Riley and her business (cleaning) was great. I loved that Carr adds in a ton of details so once again you know she did research or at least knew enough about the subject. I would love to see some of the employees mentioned in their own follow up books, but that’s just me. I thought Riley trying to hide from her teen daughter how she came to be was lame. This is the age of Facebook, Twitter, etc. I find it unbelievable that no one told her daughter before now about her mom’s past. Riley’s two love interests, once again I found bland as anything. It was weird, I could have done without the men since they were all pretty faceless and unimpressive in my eyes.
We have some secondary characters (two of the love interests, the third I guess doesn’t need to allow readers to be privy to his thoughts). Everyone else except for a few were interchangeable.
The writing was good because as I already said, you definitely get that Carr did research on the cleaning business. Everything else though, the investigation into Emma didn’t really work though. It just felt thrown in.
The flow was up and down. I think because the book felt like two separate stories about two women who grew up together, but then definitely grew apart.
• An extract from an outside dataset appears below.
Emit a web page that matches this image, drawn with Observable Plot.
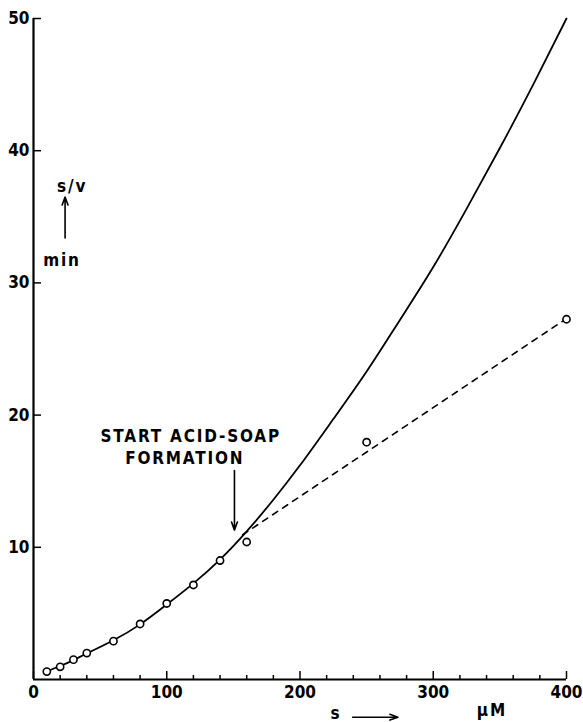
<!DOCTYPE html>
<html>
<head>
<meta charset="utf-8">
<script src="https://cdn.jsdelivr.net/npm/d3@7"></script>
<script src="https://cdn.jsdelivr.net/npm/@observablehq/plot@0.6"></script>
<style>
  html, body { margin: 0; padding: 0; background: #fff; }
  #chart svg { display: block; }
  #chart g[aria-label="text"] text { letter-spacing: 1.8px; }
</style>
</head>
<body>
<div id="chart"></div>
<script>
// measured points (s in µM, s/v in min)
const pointS  = [10, 20, 30, 40, 60, 80, 100, 120, 140, 160, 250, 400];
const pointSV = [0.6, 0.96, 1.5, 2.0, 2.9, 4.2, 5.75, 7.15, 9.0, 10.4, 17.95, 27.25];

// solid fitted curve
const curveS  = [10, 20, 30, 40, 60, 80, 100, 120, 140, 160, 180, 200, 225, 250, 275, 300, 325, 350, 375, 400];
const curveSV = [0.62, 1.02, 1.47, 1.97, 2.97, 4.17, 5.67, 7.27, 9.07, 11.2, 13.6, 16.2, 19.7, 23.3, 27.2, 31.2, 35.6, 40.2, 45.0, 50];

// dashed line (after acid-soap formation)
const dashS  = [157, 400];
const dashSV = [10.95, 27.3];

// tick labels
const xTicks = [0, 100, 200, 300, 400];
const xMinor = [20, 40, 60, 80, 120, 140, 160, 180, 220, 240, 260, 280, 320, 340, 360, 380];
const yTicks = [10, 20, 30, 40, 50];

// annotations
const notes = [
  {x: 118, y: 18.4, text: "START ACID-SOAP"},
  {x: 113.5, y: 16.7, text: "FORMATION"},
  {x: 29, y: 37.3, text: "s/v"},
  {x: 21.4, y: 31.7, text: "min"},
  {x: 227, y: -2.55, text: "s"},
  {x: 344, y: -2.35, text: "µM"}
];
const arrows = [
  {x1: 150.8, y1: 15.8, x2: 150.8, y2: 11.3},
  {x1: 23.7, y1: 33.4, x2: 23.7, y2: 36.5},
  {x1: 239.5, y1: -2.85, x2: 273.5, y2: -2.85}
];

const points = pointS.map((s, i) => ({s, v: pointSV[i]}));
const curve = curveS.map((s, i) => ({s, v: curveSV[i]}));
const dash = dashS.map((s, i) => ({s, v: dashSV[i]}));

const font = "'DejaVu Sans Condensed', 'DejaVu Sans', sans-serif";

const chart = Plot.plot({
  width: 583,
  height: 722,
  marginLeft: 33,
  marginRight: 17,
  marginTop: 18,
  marginBottom: 43,
  style: {fontFamily: font, fontWeight: "bold", fontSize: "16px", color: "#000", background: "#fff"},
  x: {domain: [0, 400]},
  y: {domain: [0, 50]},
  marks: [
    Plot.axisX(xMinor, {tickSize: -4, text: null, strokeWidth: 1.5}),
    Plot.axisX(xTicks, {tickSize: -8, text: null, strokeWidth: 1.5}),
    Plot.axisX(xTicks, {tickSize: 0, tickPadding: 6, fontSize: 17, fontWeight: "bold", label: null}),
    Plot.axisY(yTicks, {tickSize: -8, text: null, strokeWidth: 1.5}),
    Plot.axisY(yTicks, {tickSize: 0, tickPadding: 4, fontSize: 17, fontWeight: "bold", label: null}),
    Plot.ruleX([0], {y1: 0, y2: 50, strokeWidth: 2.2}),
    Plot.ruleY([0], {x1: 0, x2: 400, strokeWidth: 2.2}),
    Plot.line(curve, {x: "s", y: "v", curve: "natural", stroke: "#000", strokeWidth: 1.8}),
    Plot.line(dash, {x: "s", y: "v", stroke: "#000", strokeWidth: 1.6, strokeDasharray: "6,6"}),
    Plot.dot(points, {x: "s", y: "v", r: 3.6, stroke: "#000", strokeWidth: 1.6, fill: "#fff"}),
    Plot.arrow(arrows, {x1: "x1", y1: "y1", x2: "x2", y2: "y2", stroke: "#000", strokeWidth: 1.6, headLength: 8, headAngle: 40}),
    Plot.text(notes, {x: "x", y: "y", text: "text", fontSize: 17, fontWeight: "bold", fill: "#000"})
  ]
});
document.getElementById("chart").appendChild(chart);
</script>
</body>
</html>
I think there were enough elements to make this a good book, but unfortunately, the two characters never fully came together for me. I felt like I was reading two stories where the characters just happen to live in the same town. I really needed to see more interaction between Emma and Riley. Or at least maybe a huge prologue of showing them together as best friends before their rift.
The ending was okay, but once again Carr throws in a infertile woman finds herself pregnant element and after reading Virgin River I am pretty good on not reading that trope in romance for a good long while.